A Paris, où les diasporas noires ne savent plus où donner de la tête pour se faire une place dans leur propre pays, tu es l’incarnation de leur besoin de reconnaissance. Il y a quelques mois, alors que je faisais la queue dans une gare parisienne, des Noirs se plaignaient que d’autres ne respectaient pas l’ordre de la file. Et l’un d’eux, d’origine camerounaise, de rétorquer excédé : « Les Noirs, ce n’est pas possible ! ». La réponse d’un Africain d’origine guinéenne, accompagné de son fils certainement né en France, a alors fusé : « Moi, je suis plus que jamais fier d’être Noir depuis que Barack Obama peut devenir président des Etats-Unis ». Pendant la soirée électorale dans la capitale française, une Franco-camerounaise affirmait que les noms d’origine africaine ne seraient plus considérés comme bizarres dans la société française. Car le patronyme Obama, que l’on retrouve d’ailleurs aussi au Cameroun, permettra désormais de se familiariser avec ce type de noms.

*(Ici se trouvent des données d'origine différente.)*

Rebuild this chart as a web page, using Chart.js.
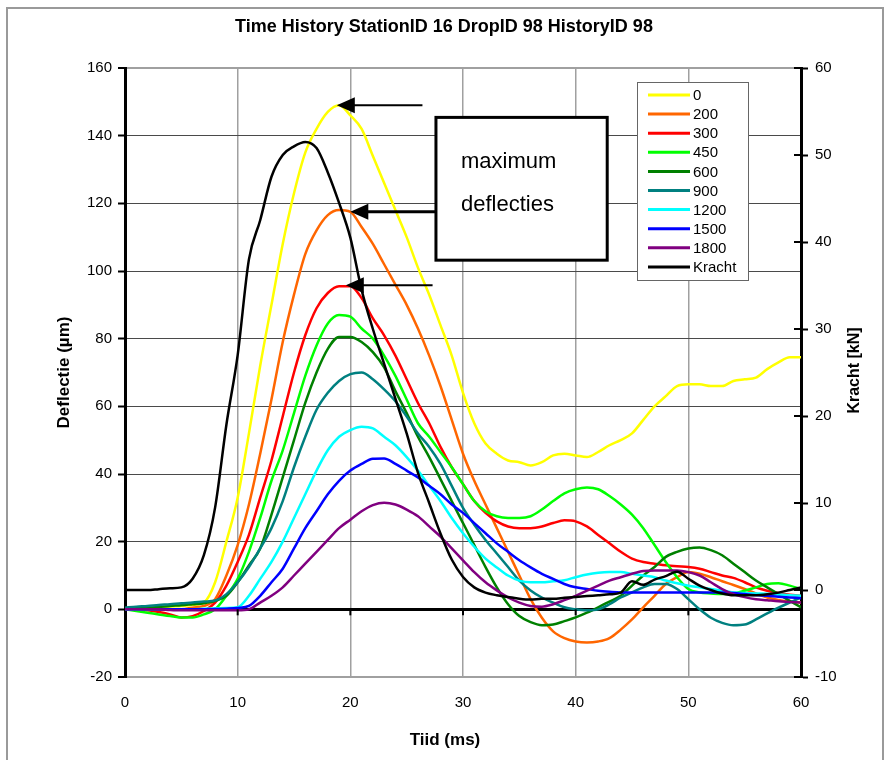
<!DOCTYPE html>
<html>
<head>
<meta charset="utf-8">
<script src="https://cdn.jsdelivr.net/npm/chart.js@4.4.1/dist/chart.umd.min.js"></script>
<style>
  html, body { margin: 0; padding: 0; background: #fff; }
</style>
</head>
<body>
<canvas id="myChart" width="888" height="760"></canvas>
<script>
// --- data (1 ms steps) ---
var tijd = [0,1,2,3,4,5,6,7,8,9,10,11,12,13,14,15,16,17,18,19,20,21,22,23,24,25,26,27,28,29,30,
            31,32,33,34,35,36,37,38,39,40,41,42,43,44,45,46,47,48,49,50,51,52,53,54,55,56,57,58,59,60];

var sensorNamen = ['0', '200', '300', '450', '600', '900', '1200', '1500', '1800'];

var d0 = [0,0,0.3,0.5,0.8,1,1.3,2,8,20, 33,52,72,90,108,123,135,142,147,149,
          146,142,134,126,118,110,101,93,84,75, 64,55,49,46,44,43.5,42.5,43.5,45.5,46,
          45.5,45,46.5,48.5,50,52,56,60,63,66, 66.5,66.5,66,66,67.5,68,68.5,71,73,74.5,74.5];
var d200 = [0,0,0,0,0,0,0.5,1,3,10, 19,31,46,62,79,93,105,112,116.5,118,
            117.5,113,108,102,96,90,83,75,66,56, 46,38,31,24,17,10,3,-2.5,-6.5,-8.5,
            -9.5,-9.8,-9.5,-8.5,-6,-3,0.6,4,7.5,9.5, 11,10.5,9.5,8.3,7.2,6,4.7,3.5,2.8,2.3,2];
var d300 = [0,0,-0.3,-0.8,-1.5,-2.4,-2,-0.5,2,7, 14,22,33,44,57,70,81,89,93.5,95.5,
            95.5,92,86,81,75,68,61,55,48,42, 37,32,28.5,26,24.5,24,24,24.5,25.5,26.3,
            26,24.5,22,19.5,17,15,14,13.5,13,12.7, 12.5,12,11,10,9.3,8,6.5,5.5,4.8,4.3,4];
var d450 = [0,-0.5,-1,-1.5,-2,-2.4,-2.4,-1.5,0,4, 9,17,27,38,47,58,69,78,84.5,87,
            86.5,83,80,75,69,62,55,51,46.5,42, 37,32,29,27.5,27,27,27.5,29.5,32,34.3,
            35.5,36,35.5,33.5,31,28,24,19,14,9.5, 6,5,4.7,4.5,4.7,5.5,6.5,7.5,7.7,7,6];
var d600 = [0,0.3,0.5,0.7,1,1.2,1.5,1.8,2.5,4, 8,13,18,28,39,50,61,70,77,80.5,
            80.5,79,76,71.5,64.5,58,51,45,38.5,32, 25.5,19,12.5,6.5,1.5,-2,-3.8,-4.7,-4.5,-3.5,
            -2.4,-1,0.6,2.3,4,7,10,12.5,15.5,17, 18,18.3,17.5,16,13.5,11,8.5,6.5,4.5,2.5,0.6];
var d900 = [0.5,0.8,1,1.3,1.5,1.8,2,2.3,2.6,4.5, 8,12.5,18,24,32,42,51,59,64,67.5,
            69.5,70,68,65,61.5,57,52,48,43,36.5, 30,25,20.5,16.5,12.5,8.5,5.6,3.5,2,0.6,
            0,-0.3,0,1.5,3.5,5,6.5,7.5,7.5,6, 3,0,-2.5,-4,-4.7,-4.5,-3,-1.2,0.5,2,3.5];
var d1200 = [0,0,0,0,0,0,0,0.2,0.3,0.4, 0.6,4,9,14,20,27,34,41,47,51,
             53,54,53.5,51,48.5,45,41,36.5,32,27, 22.5,18.5,15,12.4,10,8.5,8,8,8.3,8.6,
             9.5,10.3,10.8,11,11,10.5,10,9.5,8.5,7.7, 7,6.5,6,5.5,5,4.8,4.7,4.6,4.4,4.2,4];
var d1500 = [0,0,0,0,0,0,0,0,0.1,0.2, 0.4,1,4,8,12,18,24,29,34,38,
             41,43,44.5,44.6,43,41,39,36.5,34,31, 28.5,25.5,22.5,19.5,17,14.5,12.4,10.5,9,7.5,
             6.5,6,5.5,5.2,5,5,5,5,5,5, 5,5,5,5,4.8,4.5,4.2,4,3.7,3.5,3.3];
var d1800 = [0,0,0,0,-0.2,-0.3,-0.3,-0.3,-0.3,-0.3, -0.3,0,2,4,6.5,10,13.5,17,20.5,24,
             26.5,29,30.8,31.5,31,29.5,27.5,24.5,21.5,18, 14.5,11,8,5.6,3.5,2,1,0.8,1.5,2.7,
             4,5.5,7,8.5,9.5,10.5,11.3,11.5,11.5,11.5, 11,10,8,6,4.5,3.6,3,2.7,2.4,2.2,2];
// force in kN (right axis)
var kracht = [0,0,0,0.1,0.2,0.3,1.3,4,9.5,19, 27,38,42.5,47.5,50,51,51.5,50.8,48,44.5,
              40.5,34.5,30,26,22,18,13.5,10,6.5,3.5, 1.5,0.3,-0.3,-0.6,-0.8,-1,-1.1,-1,-1,-0.9,
              -0.8,-0.7,-0.6,-0.5,-0.3,1,0.6,1.2,1.6,2.1, 1.3,0.5,0,-0.4,-0.6,-0.6,-0.6,-0.5,-0.3,0,0.3];

var deflectieTicks = { min: -20, max: 160, step: 20 };
var krachtTicks = { min: -10, max: 60, step: 10 };
var tijdTicks = { min: 0, max: 60, step: 10 };

// annotation: text box and arrows pointing at the peaks (data coordinates)
var tekstBox = { t0: 27.6, t1: 42.8, v0: 103.2, v1: 145.4, regels: ['maximum', 'deflecties'] };
var pijlPunten = [[18.8, 149], [20, 117.5], [19.6, 95.8]];
var pijlStart = [26.4, 27.6, 27.3];

var kleuren = ['#FFFF00', '#FF6600', '#FF0000', '#00FF00', '#008000', '#008080', '#00FFFF', '#0000FF', '#800080'];

var FONT = "'Liberation Sans', Arial, sans-serif";
Chart.defaults.font.family = FONT;
Chart.defaults.color = '#000';

var deflecties = [d0, d200, d300, d450, d600, d900, d1200, d1500, d1800];
var datasets = deflecties.map(function(serie, i) {
  return {
    label: sensorNamen[i],
    data: tijd.map(function(t, j) { return { x: t, y: serie[j] }; }),
    borderColor: kleuren[i],
    backgroundColor: kleuren[i],
    borderWidth: 2.5,
    pointRadius: 0,
    cubicInterpolationMode: 'monotone',
    yAxisID: 'y',
    order: 20 - i
  };
});
datasets.push({
  label: 'Kracht',
  data: tijd.map(function(t, j) { return { x: t, y: kracht[j] }; }),
  borderColor: '#000',
  backgroundColor: '#000',
  borderWidth: 2.5,
  pointRadius: 0,
  cubicInterpolationMode: 'monotone',
  yAxisID: 'y1',
  order: 0
});

// achtergrond, kader, legenda, annotaties
var extraPlugin = {
  id: 'extra',
  beforeDraw: function(chart) {
    var ctx = chart.ctx;
    ctx.save();
    ctx.fillStyle = '#fff';
    ctx.fillRect(0, 0, chart.width, chart.height);
    ctx.strokeStyle = '#9a9a9a';
    ctx.lineWidth = 2;
    ctx.strokeRect(7, 8, 876, 800);
    ctx.restore();
  },
  afterDatasetsDraw: function(chart) {
    var ctx = chart.ctx;
    var xs = chart.scales.x, ys = chart.scales.y, ys1 = chart.scales.y1;
    var area = chart.chartArea;
    ctx.save();

    // tick marks on the zero line
    ctx.strokeStyle = '#000';
    ctx.lineWidth = 2;
    var y0 = ys.getPixelForValue(0);
    for (var t = tijdTicks.min + tijdTicks.step; t < tijdTicks.max; t += tijdTicks.step) {
      var px = xs.getPixelForValue(t);
      ctx.beginPath(); ctx.moveTo(px, y0); ctx.lineTo(px, y0 + 6); ctx.stroke();
    }
    // inner part of the right-axis ticks
    for (var k = krachtTicks.min; k <= krachtTicks.max; k += krachtTicks.step) {
      var py = ys1.getPixelForValue(k);
      ctx.beginPath(); ctx.moveTo(area.right - 7, py); ctx.lineTo(area.right, py); ctx.stroke();
    }

    // text box
    var bx0 = xs.getPixelForValue(tekstBox.t0), bx1 = xs.getPixelForValue(tekstBox.t1);
    var by0 = ys.getPixelForValue(tekstBox.v1), by1 = ys.getPixelForValue(tekstBox.v0);
    ctx.fillStyle = '#fff';
    ctx.fillRect(bx0, by0, bx1 - bx0, by1 - by0);
    ctx.lineWidth = 3;
    ctx.strokeRect(bx0, by0, bx1 - bx0, by1 - by0);
    ctx.fillStyle = '#000';
    ctx.font = '22px ' + FONT;
    ctx.textAlign = 'left';
    ctx.textBaseline = 'middle';
    ctx.fillText(tekstBox.regels[0], bx0 + 25, by0 + 45);
    ctx.fillText(tekstBox.regels[1], bx0 + 25, by0 + 88);

    // arrows
    pijlPunten.forEach(function(p, i) {
      var tipX = xs.getPixelForValue(p[0]);
      var tipY = ys.getPixelForValue(p[1]);
      var startX = xs.getPixelForValue(pijlStart[i]);
      ctx.lineWidth = i === 1 ? 3 : 2;
      ctx.beginPath(); ctx.moveTo(startX, tipY); ctx.lineTo(tipX + 14, tipY); ctx.stroke();
      ctx.beginPath();
      ctx.moveTo(tipX, tipY);
      ctx.lineTo(tipX + 18, tipY - 8);
      ctx.lineTo(tipX + 18, tipY + 8);
      ctx.closePath();
      ctx.fill();
    });

    // legend
    var lx = area.right - 164, ly = area.top + 14, lw = 111, lh = 198;
    ctx.fillStyle = '#fff';
    ctx.fillRect(lx, ly, lw, lh);
    ctx.strokeStyle = '#666';
    ctx.lineWidth = 1;
    ctx.strokeRect(lx + 0.5, ly + 0.5, lw, lh);
    ctx.font = '15px ' + FONT;
    chart.data.datasets.forEach(function(ds, i) {
      var ry = ly + 13 + i * 19.1;
      ctx.strokeStyle = ds.borderColor;
      ctx.lineWidth = 3;
      ctx.beginPath(); ctx.moveTo(lx + 11, ry); ctx.lineTo(lx + 53, ry); ctx.stroke();
      ctx.fillStyle = '#000';
      ctx.fillText(ds.label, lx + 56, ry + 1);
    });

    // x axis title (centred on the whole picture, like the main title)
    ctx.textAlign = 'center';
    ctx.font = 'bold 17px ' + FONT;
    ctx.fillText('Tiid (ms)', 445, 740);

    // right axis title, reading upwards
    ctx.translate(855, (area.top + area.bottom) / 2 - 2);
    ctx.rotate(-Math.PI / 2);
    ctx.font = 'bold 16px ' + FONT;
    ctx.fillText('Kracht [kN]', 0, 0);
    ctx.restore();
  }
};

var ctx = document.getElementById('myChart').getContext('2d');
var chart = new Chart(ctx, {
  type: 'line',
  data: { datasets: datasets },
  options: {
    responsive: false,
    animation: false,
    events: [],
    plugins: {
      legend: { display: false },
      tooltip: { enabled: false },
      title: {
        display: true,
        text: 'Time History StationID 16 DropID 98 HistoryID 98',
        font: { size: 18, weight: 'bold' },
        color: '#000',
        padding: { top: 16, bottom: 30.4 }
      }
    },
    scales: {
      x: {
        type: 'linear',
        min: tijdTicks.min,
        max: tijdTicks.max,
        ticks: { stepSize: tijdTicks.step, padding: 17, font: { size: 15 } },
        grid: { color: '#a0a0a0', lineWidth: 1.5, drawTicks: false },
        border: { display: false },
        afterFit: function(s) { s.height = 83; }
      },
      y: {
        position: 'left',
        min: deflectieTicks.min,
        max: deflectieTicks.max,
        ticks: { stepSize: deflectieTicks.step, padding: 6, font: { size: 15 } },
        grid: {
          color: function(c) {
            if (c.tick.value === 0) return '#000';
            if (c.tick.value === deflectieTicks.min || c.tick.value === deflectieTicks.max) return '#a0a0a0';
            return '#4a4a4a';
          },
          lineWidth: function(c) {
            if (c.tick.value === 0) return 3;
            if (c.tick.value === deflectieTicks.min || c.tick.value === deflectieTicks.max) return 2;
            return 1;
          },
          tickColor: '#000',
          tickLength: 7,
          tickWidth: 2
        },
        border: { color: '#000', width: 3 },
        title: { display: true, text: 'Deflectie (\u00b5m)', font: { size: 17, weight: 'bold' }, padding: { top: 54, bottom: 0 } },
        afterFit: function(s) { s.width = 125; }
      },
      y1: {
        position: 'right',
        min: krachtTicks.min,
        max: krachtTicks.max,
        ticks: { stepSize: krachtTicks.step, padding: 7, font: { size: 15 } },
        grid: { drawOnChartArea: false, tickColor: '#000', tickLength: 7, tickWidth: 2 },
        border: { color: '#000', width: 3 },
        afterFit: function(s) { s.width = 87; }
      }
    }
  },
  plugins: [extraPlugin]
});
</script>
</body>
</html>
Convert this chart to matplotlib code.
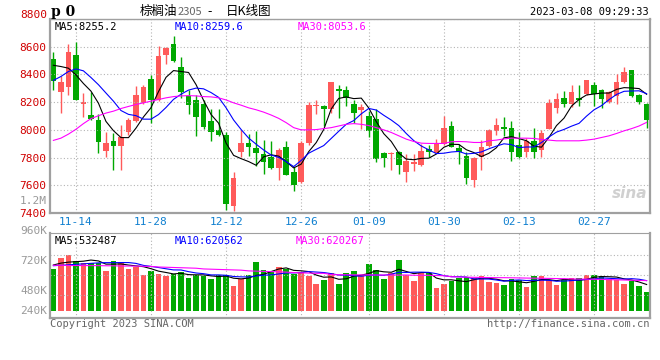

Quelques heures après ta victoire, il est encore difficile de croire et de mesurer la portée de ton élection qui n’était pas envisageable, il y a seulement une dizaine d’années encore. En 1999, le prix Nobel de littérature pour son livre Beloved, l’Africaine-Américaine Toni Morisson, qui a soutenu Barack Obama, disait de Bill Clinton qu’il était le premier président noir des Etats-Unis. « Plus noir que toute personne réelle qui puisse être élue durant la vie de nos enfants ». A Chicago, alors que tu prononçais ton discours de victoire, les larmes de l’Africaine-Américaine Oprah Winfrey, la plus puissante femme du paysage audiovisuel américain, productrice et héroïne de l’adaptation cinématographique de Beloved, et de Jesse Jackson, héritier de la lutte du pasteur King, candidat malheureux par deux fois à l’investiture démocrate, en disaient long sur le chemin parcouru par les Noirs aux Etats-Unis.

Tu l’as dit, ton histoire ne pouvait être possible que dans le Nouveau Monde. L’Amérique nous aura montrés qu’elle pouvait produire le meilleur et le pire : toi, élu président, ou Bush et Guantanamo. Les Américains, que l’on dit souvent bigots, conservateurs et incultes, ont montré qu’ils ne t’ont pas jugé sur ta couleur de peau, signant la mort de l’effet Bradley [2] que des partisans redoutaient tant. Ils ont retenu ta compétence, tes qualités de meneur d’hommes qui sait s’entourer, en phase avec son époque – tu as fait un usage inouï du Net dans ta campagne –, et ton charisme. On retiendra par-dessus tout que les fils de la nation la plus puissante du monde, celle du Melting Pot, ont pensé que tu étais capable de les conduire en ces temps tourmentés. A travers ton élection, comme le disait des Africains-Américains interviewés à Harlem, c’est le début de la « rédemption » pour cette Amérique blanche au passé esclavagiste et ségrégationniste. C’est l’amorce de la réconciliation entre Blancs et Noirs américains, voire entre tous les Noirs et les Blancs du monde entier. « Toutes les "minorités" américaines savent maintenant que l’Amérique n’est pas fondamentalement raciste et dominée par les Blancs », dixit, l’écrivain congolais Alain Mabanckou, prix Renaudot 2006. Pour le paraphraser, je dirai même plus : les Noirs et les assimilés, victimes du racisme et des humiliations inhérentes, sauront désormais que leur agresseur n’est que l’exception qui confirme la règle. Ce n’est pas seulement qu’au travers d’Hollywood que les Etats-Unis produisent et véhiculent des valeurs holistiques. Avec ton élection, l’Amérique prouve qu’elle se renouvelle et évolue au sens le plus noble du terme, justifiant ainsi son leadership politique, économique et culturel.

Monsieur le président Barack Obama, votre métissage, l’homme que vous êtes - celui qui a prononcé ce fameux discours sur la race qui consacre, dit-on, « l’Amérique post-raciale »-, nous rappelle et nous rappellera, à travers les âges, que le racisme est un non-sens parce que nous appartenons tous à une seule et même race : celle des Homo sapiens sapiens, descendants de Lucie l’Africaine. Comme ton site le dit désormais, le changement peut arriver (« Change can happen ») et il arrivera.